** begin LISTING **

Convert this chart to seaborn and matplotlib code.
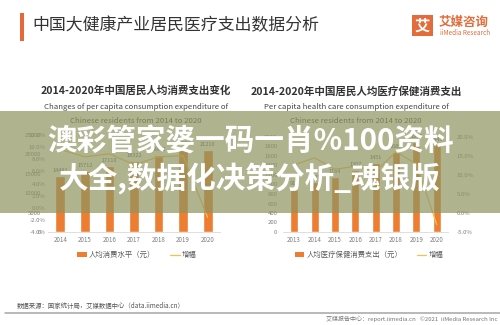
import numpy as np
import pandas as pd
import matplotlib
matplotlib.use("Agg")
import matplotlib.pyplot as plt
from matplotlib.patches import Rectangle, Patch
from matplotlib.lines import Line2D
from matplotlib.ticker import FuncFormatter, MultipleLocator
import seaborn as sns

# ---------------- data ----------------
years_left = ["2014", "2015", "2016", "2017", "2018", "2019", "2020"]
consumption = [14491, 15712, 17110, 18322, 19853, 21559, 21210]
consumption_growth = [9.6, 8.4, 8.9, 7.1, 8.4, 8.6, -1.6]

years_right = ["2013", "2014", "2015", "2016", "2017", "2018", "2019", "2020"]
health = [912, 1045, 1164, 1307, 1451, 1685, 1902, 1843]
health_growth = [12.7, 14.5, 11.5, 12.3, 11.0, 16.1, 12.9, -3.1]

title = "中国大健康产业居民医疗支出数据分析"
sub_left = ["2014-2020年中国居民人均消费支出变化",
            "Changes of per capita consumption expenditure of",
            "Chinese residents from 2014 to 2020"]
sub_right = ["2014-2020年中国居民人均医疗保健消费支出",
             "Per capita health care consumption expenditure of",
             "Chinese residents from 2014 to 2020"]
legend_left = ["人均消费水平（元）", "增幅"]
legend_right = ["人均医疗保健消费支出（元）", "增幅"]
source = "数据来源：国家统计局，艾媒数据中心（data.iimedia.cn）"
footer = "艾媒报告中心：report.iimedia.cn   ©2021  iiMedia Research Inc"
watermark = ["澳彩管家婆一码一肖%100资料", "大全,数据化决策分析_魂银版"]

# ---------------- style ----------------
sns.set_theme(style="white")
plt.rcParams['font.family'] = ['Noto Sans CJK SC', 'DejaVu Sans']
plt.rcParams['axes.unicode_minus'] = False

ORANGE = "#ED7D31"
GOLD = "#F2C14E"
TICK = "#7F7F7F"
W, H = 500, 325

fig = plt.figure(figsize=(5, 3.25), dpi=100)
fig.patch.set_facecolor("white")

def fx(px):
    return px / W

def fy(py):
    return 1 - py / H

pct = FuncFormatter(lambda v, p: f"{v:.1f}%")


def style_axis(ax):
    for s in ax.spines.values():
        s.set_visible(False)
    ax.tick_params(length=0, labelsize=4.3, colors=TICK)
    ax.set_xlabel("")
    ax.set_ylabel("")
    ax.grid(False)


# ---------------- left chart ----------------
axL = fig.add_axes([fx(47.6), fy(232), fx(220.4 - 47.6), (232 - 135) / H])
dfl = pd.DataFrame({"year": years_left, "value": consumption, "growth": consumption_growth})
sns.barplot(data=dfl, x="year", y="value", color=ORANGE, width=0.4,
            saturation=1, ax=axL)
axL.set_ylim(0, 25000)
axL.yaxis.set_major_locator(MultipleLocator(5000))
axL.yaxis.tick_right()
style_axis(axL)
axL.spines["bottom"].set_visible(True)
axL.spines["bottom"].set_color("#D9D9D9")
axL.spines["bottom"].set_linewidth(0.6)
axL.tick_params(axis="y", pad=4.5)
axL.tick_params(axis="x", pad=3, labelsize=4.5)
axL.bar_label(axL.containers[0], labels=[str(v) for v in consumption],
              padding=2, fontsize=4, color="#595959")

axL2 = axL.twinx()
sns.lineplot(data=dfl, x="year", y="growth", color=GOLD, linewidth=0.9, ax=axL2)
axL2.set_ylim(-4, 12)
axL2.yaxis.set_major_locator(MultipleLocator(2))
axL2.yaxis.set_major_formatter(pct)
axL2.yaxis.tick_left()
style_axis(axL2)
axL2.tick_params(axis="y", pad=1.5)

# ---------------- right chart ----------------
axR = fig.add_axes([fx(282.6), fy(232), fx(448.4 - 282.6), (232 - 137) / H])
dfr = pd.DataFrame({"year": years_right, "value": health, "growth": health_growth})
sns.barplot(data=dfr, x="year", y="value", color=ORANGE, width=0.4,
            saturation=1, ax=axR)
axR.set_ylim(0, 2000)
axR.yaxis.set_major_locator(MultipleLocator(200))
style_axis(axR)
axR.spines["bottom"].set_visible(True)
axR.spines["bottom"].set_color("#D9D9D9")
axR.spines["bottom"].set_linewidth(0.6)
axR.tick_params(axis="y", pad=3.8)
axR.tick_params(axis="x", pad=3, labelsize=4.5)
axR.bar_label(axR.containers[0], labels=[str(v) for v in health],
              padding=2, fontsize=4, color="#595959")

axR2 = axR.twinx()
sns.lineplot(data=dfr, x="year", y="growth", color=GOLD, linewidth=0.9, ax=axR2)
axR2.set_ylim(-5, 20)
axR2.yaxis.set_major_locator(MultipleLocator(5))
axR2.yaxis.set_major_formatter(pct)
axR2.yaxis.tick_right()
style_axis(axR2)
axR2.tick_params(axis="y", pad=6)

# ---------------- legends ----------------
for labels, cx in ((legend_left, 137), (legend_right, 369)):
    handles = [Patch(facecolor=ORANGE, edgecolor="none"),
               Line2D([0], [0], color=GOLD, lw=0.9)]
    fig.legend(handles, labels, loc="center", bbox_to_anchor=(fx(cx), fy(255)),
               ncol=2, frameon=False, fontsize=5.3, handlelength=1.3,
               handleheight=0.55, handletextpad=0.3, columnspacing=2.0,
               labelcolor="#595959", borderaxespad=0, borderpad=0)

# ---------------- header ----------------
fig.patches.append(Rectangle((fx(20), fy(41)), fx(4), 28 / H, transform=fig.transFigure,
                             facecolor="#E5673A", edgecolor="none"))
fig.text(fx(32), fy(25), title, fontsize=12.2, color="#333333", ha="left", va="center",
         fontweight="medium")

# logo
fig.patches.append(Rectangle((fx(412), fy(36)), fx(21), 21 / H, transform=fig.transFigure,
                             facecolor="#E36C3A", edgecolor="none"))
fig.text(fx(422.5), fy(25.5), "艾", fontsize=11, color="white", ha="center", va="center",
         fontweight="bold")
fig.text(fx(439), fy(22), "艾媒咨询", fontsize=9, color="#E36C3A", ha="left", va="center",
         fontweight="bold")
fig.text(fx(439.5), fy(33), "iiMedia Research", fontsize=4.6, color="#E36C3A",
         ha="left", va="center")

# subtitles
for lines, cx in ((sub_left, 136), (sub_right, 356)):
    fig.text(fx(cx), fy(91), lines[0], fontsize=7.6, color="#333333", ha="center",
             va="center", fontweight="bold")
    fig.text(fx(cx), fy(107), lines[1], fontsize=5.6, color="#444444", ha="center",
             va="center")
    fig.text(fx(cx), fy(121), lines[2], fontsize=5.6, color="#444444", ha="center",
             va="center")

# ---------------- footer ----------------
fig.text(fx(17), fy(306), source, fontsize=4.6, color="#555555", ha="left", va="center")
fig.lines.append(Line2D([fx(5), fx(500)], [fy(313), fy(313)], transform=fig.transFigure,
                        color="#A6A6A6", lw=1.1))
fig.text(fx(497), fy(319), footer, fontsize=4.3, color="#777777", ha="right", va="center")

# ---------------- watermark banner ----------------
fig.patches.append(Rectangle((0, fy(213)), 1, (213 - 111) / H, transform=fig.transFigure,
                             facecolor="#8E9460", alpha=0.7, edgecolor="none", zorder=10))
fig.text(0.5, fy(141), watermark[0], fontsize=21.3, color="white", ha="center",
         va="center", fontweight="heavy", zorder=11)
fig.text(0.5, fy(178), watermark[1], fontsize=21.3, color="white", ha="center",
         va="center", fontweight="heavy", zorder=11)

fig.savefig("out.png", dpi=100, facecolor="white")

** end LISTING **
** begin LISTING **

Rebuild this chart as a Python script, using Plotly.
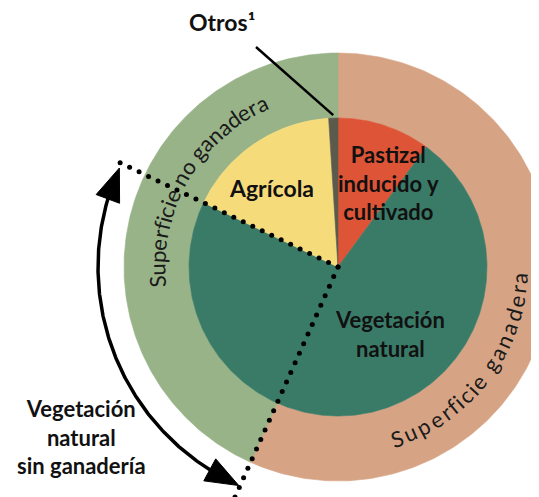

** end LISTING **

GIVEN EXERCISE
Copy nothing but the lines above that run from the one with "Convert this chart" to the one with "import seaborn as sns", ends included; pictures stay out.

EXERCISE SOLUTION
Convert this chart to seaborn and matplotlib code.
import numpy as np
import pandas as pd
import matplotlib
matplotlib.use("Agg")
import matplotlib.pyplot as plt
from matplotlib.patches import Rectangle, Patch
from matplotlib.lines import Line2D
from matplotlib.ticker import FuncFormatter, MultipleLocator
import seaborn as sns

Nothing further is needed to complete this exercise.